オフィスにある絵を、入れ替えようと思い立って、すぐに行動に移した。
第一便は、本日届き、替える絵と交替した。
深澤孝哉画伯の半抽象画「サンマリ」である。
深澤さんは白日会の副会長を務めた人で、いくつかの美術館にも買い収められている。
ネットで調べたが、多くは具象画で、半抽象はネットでは出てこなかった。サイズは6号である。

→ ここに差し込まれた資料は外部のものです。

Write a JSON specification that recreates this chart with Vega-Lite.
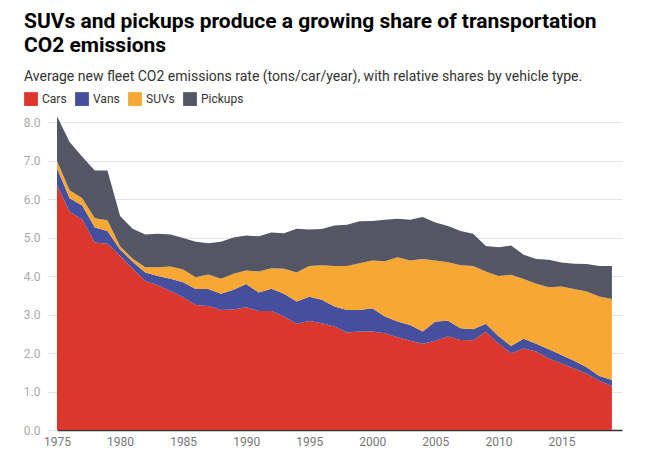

私が好きな画家、木村忠太画伯が全盛期のころを彷彿させる色彩感覚と力強さが気に入って速攻で入札し落札した。取り扱う画廊の亭主は誠実な人で、気分良く手に入れることができた。
良い絵を手にすることはとても楽しいことだ。
宅配便で届いて、すぐに開梱し、壁に掛けて、壁に掛け、紐の長さを調整して、じっくり眺めて、いいな、いい絵だなと思いつつ、執筆中の原稿を進めるため、PCに向かったものの、また絵のことが気になって、席を立って絵に向きあうことを二度もそわそわと繰り返した。
すると、他の絵との比較が私の脳内で始まる。
脳はオフィスにある約20枚の絵と、勝手に比較をし始め、優劣の序列をつけて私に返してくるのだ。
脳の働きかけは、予知していたので、最大5枚の絵が掛け外しの対象になると想定し、目下5点の油彩画を入札している。すべてを落札するわけではない。絵のレベルが重要なのである。
この絵を交替する前までは、すべての絵がそれぞれ同じレベルであったのだろう。陳列して違和感がなかったが、たった一つの絵を入れ替えたことでバランスが壊れ、脳は次のバランスを求めて比較をし、弾きだす絵を選択するのである。
そのデータは私が過去から今日までの絵画遍歴による。
私は、大したことはなく、ぼんくらで陳腐なコレクターに過ぎなのだが、なまじ足を突っ込んだがために脳が勝手に動き出すのである。
この動作は、AIの内、深層学習の動きと似ている。
壁下に移された絵は取り残されているわけではない。見る人の目線が変わっただけである。